= Itu, Imo State =

Community in Ezinihitte Mbaise Local Government Area of Imo State

Itu is a community in Ezinihitte Mbaise Local Government Area of Imo State. Most people refer to it as Itu Mbaise. This is because there is another town known as Itu in Cross River State. Itu is a town known for palm wine production business, palm oil and agricultural produce. Politically, It is the heart of Ezinihitte Local Government since it has the LGA headquarters situated in Itu. Itu is a town made up of 10 villages, and is sometimes called “Itu Ama iri”, because of the 10 villages that make up Itu.
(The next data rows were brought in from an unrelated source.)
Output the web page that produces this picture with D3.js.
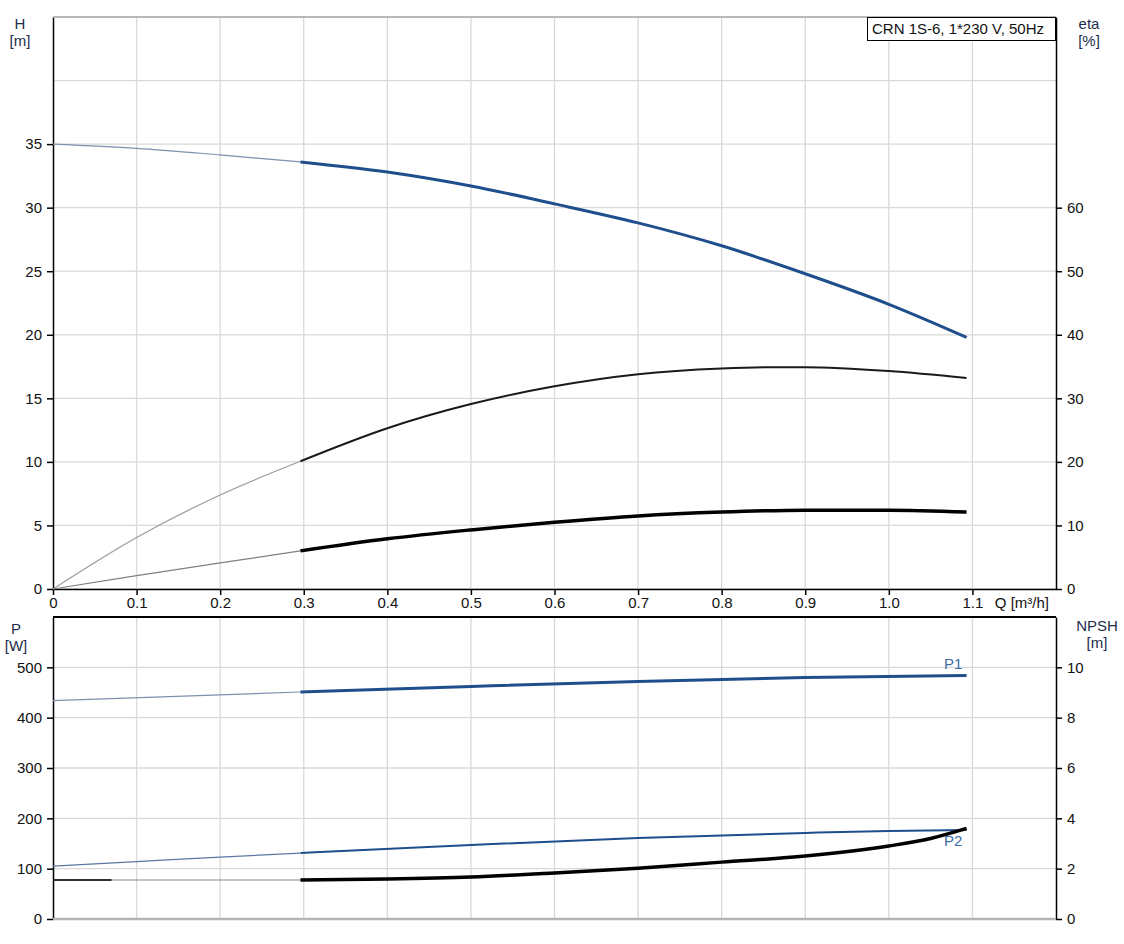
<!DOCTYPE html>
<html><head><meta charset="utf-8">
<script src="https://cdn.jsdelivr.net/npm/d3@7"></script>
<style>body{margin:0;background:#fff}svg{display:block;font-family:"Liberation Sans",Arial,sans-serif}</style>
</head><body><svg id="c" width="1124" height="944"></svg>
<script>
// ---- data ----
const qTicks = [0,0.1,0.2,0.3,0.4,0.5,0.6,0.7,0.8,0.9,1.0,1.1];
const qTickLabels = ["0","0.1","0.2","0.3","0.4","0.5","0.6","0.7","0.8","0.9","1.0","1.1"];
const hTicks = [0,5,10,15,20,25,30,35];
const etaTicks = [0,10,20,30,40,50,60];
const pTicks = [0,100,200,300,400,500];
const npshTicks = [0,2,4,6,8,10];

const qStart = 0.296; // start of the operating range
const hQ     = [0, 0.1, 0.2, 0.296, 0.4, 0.5, 0.6, 0.7, 0.8, 0.9, 1.0, 1.093];
const hVal   = [35.0, 34.67, 34.15, 33.6, 32.8, 31.7, 30.3, 28.8, 27.0, 24.8, 22.4, 19.8];
const etaQ   = [0, 0.1, 0.2, 0.296, 0.4, 0.5, 0.6, 0.7, 0.8, 0.86, 0.9, 1.0, 1.093];
const etaVal = [0, 8.1, 14.8, 20.1, 25.3, 29.1, 31.9, 33.8, 34.7, 34.9, 34.9, 34.3, 33.2];
const eta2Q  = [0, 0.1, 0.2, 0.296, 0.4, 0.5, 0.6, 0.7, 0.8, 0.9, 1.0, 1.093];
const eta2Val= [0, 2.1, 4.1, 6.0, 7.9, 9.3, 10.5, 11.5, 12.1, 12.4, 12.4, 12.1];
const p1Q    = [0, 0.296, 0.5, 0.7, 0.9, 1.093];
const p1Val  = [434, 451, 462, 472, 480, 484];
const p2Q    = [0, 0.1, 0.2, 0.296, 0.5, 0.7, 0.9, 1.0, 1.093];
const p2Val  = [105, 114, 123, 131, 147, 161, 171, 175, 177];
const npshQ  = [0, 0.07, 0.2, 0.296, 0.4, 0.5, 0.6, 0.7, 0.8, 0.9, 1.0, 1.05, 1.093];
const npshVal= [1.55, 1.55, 1.55, 1.55, 1.59, 1.67, 1.83, 2.02, 2.26, 2.5, 2.9, 3.2, 3.6];

// ---- layout ----
const svg = d3.select("#c");
const L = 53, R = 1056;
const x = d3.scaleLinear().domain([0,1.2]).range([L,R]);
const yH = d3.scaleLinear().domain([0,45]).range([589,17]);
const yEta = d3.scaleLinear().domain([0,90]).range([589,17]);
const yP = d3.scaleLinear().domain([0,600]).range([919,617]);
const yN = d3.scaleLinear().domain([0,12]).range([919,617]);
const grid = "#d9d9d9", tc = "#111", titleC = "#1d2d4a", blue = "#1f4e8c";
const fs = "15px";

function gridLines(ys, top, bot){
  const g = svg.append("g");
  qTicks.slice(1).forEach(q=>g.append("line").attr("x1",x(q)).attr("x2",x(q)).attr("y1",top).attr("y2",bot).attr("stroke",grid).attr("stroke-width",1.3));
  ys.forEach(v=>g.append("line").attr("x1",L).attr("x2",R).attr("y1",v).attr("y2",v).attr("stroke",grid).attr("stroke-width",1.3));
}
gridLines(d3.range(0,46,5).map(v=>yH(v)), 17, 589);
gridLines(d3.range(0,601,100).map(v=>yP(v)), 617, 919);

function styleAxis(g){
  g.select(".domain").attr("stroke","#000").attr("stroke-width",1.5);
  g.selectAll(".tick line").attr("stroke","#000").attr("stroke-width",1.5);
  g.selectAll(".tick text").attr("fill",tc).style("font-size",fs);
}
// top plot axes
styleAxis(svg.append("g").attr("transform",`translate(${L},0)`).call(d3.axisLeft(yH).tickValues(hTicks).tickSize(6).tickPadding(5).tickSizeOuter(0)));
styleAxis(svg.append("g").attr("transform",`translate(${R},0)`).call(d3.axisRight(yEta).tickValues(etaTicks).tickSize(6).tickPadding(5).tickSizeOuter(0)));
const xa = svg.append("g").attr("transform","translate(0,589)").call(d3.axisBottom(x).tickValues(qTicks).tickFormat((d,i)=>qTickLabels[i]).tickSize(6).tickPadding(2).tickSizeOuter(0));
styleAxis(xa);
svg.append("line").attr("x1",L).attr("x2",R).attr("y1",17).attr("y2",17).attr("stroke","#aaa").attr("stroke-width",1.3);
svg.append("text").attr("x",1049).attr("y",608).attr("text-anchor","end").attr("fill",tc).style("font-size",fs).text("Q [m³/h]");

// bottom plot axes
styleAxis(svg.append("g").attr("transform",`translate(${L},0)`).call(d3.axisLeft(yP).tickValues(pTicks).tickSize(6).tickPadding(5).tickSizeOuter(0)));
styleAxis(svg.append("g").attr("transform",`translate(${R},0)`).call(d3.axisRight(yN).tickValues(npshTicks).tickSize(6).tickPadding(5).tickSizeOuter(0)));
svg.append("line").attr("x1",L).attr("x2",R).attr("y1",617).attr("y2",617).attr("stroke","#000").attr("stroke-width",2);
svg.append("line").attr("x1",L).attr("x2",R).attr("y1",919).attr("y2",919).attr("stroke","#b5b5b5").attr("stroke-width",2.5);

// titles
function title(tx, ty, lines, anchor){
  lines.forEach((t,i)=>svg.append("text").attr("x",tx).attr("y",ty+i*17).attr("text-anchor",anchor).attr("fill",titleC).style("font-size",fs).text(t));
}
title(20,29,["H","[m]"],"middle");
title(1089,29,["eta","[%]"],"middle");
title(16,634,["P","[W]"],"middle");
title(1097,631,["NPSH","[m]"],"middle");

// label box
svg.append("rect").attr("x",867.5).attr("y",17.5).attr("width",188).attr("height",23).attr("fill","#fff").attr("stroke","#000").attr("stroke-width",1);
svg.append("text").attr("x",872).attr("y",34).attr("fill",tc).style("font-size",fs).text("CRN 1S-6, 1*230 V, 50Hz");

// curves
function curve(qs, vs, ys, thinC, thinW, thickC, thickW){
  const pts = qs.map((q,i)=>[q, vs[i]]);
  const line = d3.line().x(d=>x(d[0])).y(d=>ys(d[1])).curve(d3.curveMonotoneX);
  const thin = pts.filter(d=>d[0]<=qStart+1e-9);
  const thick = pts.filter(d=>d[0]>=qStart-1e-9);
  svg.append("path").attr("d",line(thin)).attr("fill","none").attr("stroke",thinC).attr("stroke-width",thinW);
  svg.append("path").attr("d",line(thick)).attr("fill","none").attr("stroke",thickC).attr("stroke-width",thickW).attr("stroke-linecap","butt");
}
curve(hQ, hVal, yH, "#7f8fae", 1.2, blue, 3);
curve(etaQ, etaVal, yEta, "#9a9a9a", 1.2, "#1a1a1a", 2);
curve(eta2Q, eta2Val, yEta, "#808080", 1.2, "#000", 3.5);
curve(p1Q, p1Val, yP, "#7f8fae", 1.2, blue, 3);
curve(p2Q, p2Val, yP, "#5a77a3", 1.2, blue, 2);
curve(npshQ, npshVal, yN, "#888", 1.2, "#000", 3.5);
// short black start segment of the NPSH curve
svg.append("line").attr("x1",x(npshQ[0])).attr("x2",x(npshQ[1])).attr("y1",yN(npshVal[0])).attr("y2",yN(npshVal[1])).attr("stroke","#000").attr("stroke-width",1.3);

svg.append("text").attr("x",944).attr("y",669).attr("fill","#3a6ea5").style("font-size",fs).text("P1");
svg.append("text").attr("x",944).attr("y",846).attr("fill","#3a6ea5").style("font-size",fs).text("P2");
</script></body></html>
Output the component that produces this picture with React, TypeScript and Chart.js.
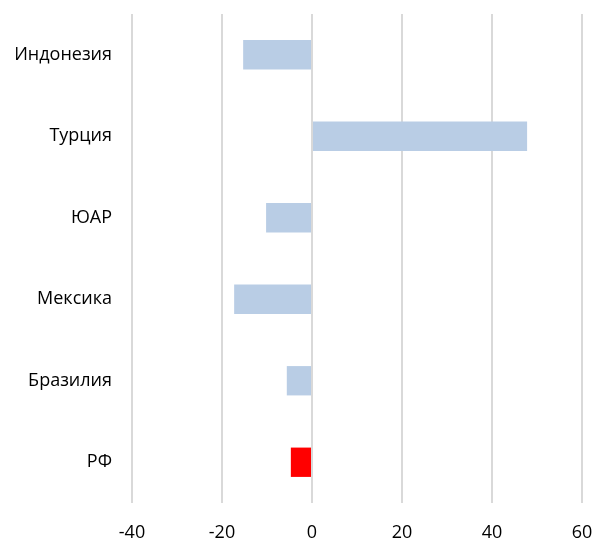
import React, { useEffect, useRef } from "react";
import { Chart, registerables } from "chart.js";

Chart.register(...registerables);

const categories = ["Индонезия", "Турция", "ЮАР", "Мексика", "Бразилия", "РФ"];
const values = [-15.3, 47.8, -10.2, -17.3, -5.6, -4.7];
const barColors = ["#b9cde5", "#b9cde5", "#b9cde5", "#b9cde5", "#b9cde5", "#ff0000"];
const xMin = -40;
const xMax = 60;
const xStep = 20;

export default function App() {
  const ref = useRef<HTMLCanvasElement | null>(null);
  useEffect(() => {
    if (!ref.current) return;
    const chart = new Chart(ref.current, {
      type: "bar",
      data: {
        labels: categories,
        datasets: [
          {
            data: values,
            backgroundColor: barColors,
            borderWidth: 0,
            categoryPercentage: 1,
            barPercentage: 0.36,
          },
        ],
      },
      options: {
        indexAxis: "y",
        animation: false,
        responsive: false,
        maintainAspectRatio: false,
        layout: { padding: { top: 14, right: 12, left: 0, bottom: 0 } },
        plugins: { legend: { display: false }, tooltip: { enabled: false } },
        scales: {
          x: {
            min: xMin,
            max: xMax,
            ticks: {
              stepSize: xStep,
              color: "#000",
              font: { family: "'Open Sans', sans-serif", size: 18 },
              padding: 19,
            },
            grid: { color: "#d9d9d9", lineWidth: 2, drawTicks: false },
            border: { display: false },
            afterFit: (s: any) => {
              s.height = 37;
              s.paddingLeft = 0;
              s.paddingRight = 0;
              s.paddingTop = 0;
              s.paddingBottom = 0;
            },
          },
          y: {
            ticks: {
              color: "#000",
              font: { family: "'Open Sans', sans-serif", size: 18 },
              padding: 20,
            },
            grid: { display: false, drawTicks: false },
            border: { display: false },
            afterFit: (s: any) => {
              s.width = 132;
              s.paddingLeft = 0;
              s.paddingRight = 0;
              s.paddingTop = 0;
              s.paddingBottom = 0;
            },
          },
        },
      },
    });
    return () => chart.destroy();
  }, []);
  return (
    <div style={{ position: "fixed", left: 0, top: 0, width: 594, height: 540, background: "#fff" }}>
      <canvas ref={ref} width={594} height={540} style={{ width: 594, height: 540 }} />
    </div>
  );
}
They have their community market which is generally referred to as "Eke Itu market". Itu community is at the centre of every other communities in Ezinihitte Mbaise local government area. Most political and sports activities uniting Ezinihitte Mbaise communities are being organised at Itu community because of her centrality. Also, most of the government offices such as: Customary court, Divisional police station, Ezinihitte Mbaise general health center, etc., are sited at Itu community. Itu Ezinihitte Mbaise has boundaries with; Ókpofe from the north, Eziudo from the west, Amumara from the East, and from the south it has river boundary with Ngwa in Abia. All these neighbouring communities except Ngwa, are linked and connected to other communities in Ezinihitte Mbaise local government area. The popular "Nkwo Mbaise market", is located at the boundary of, Itu community, Eziudo community, Amumara community and Ókpofe community.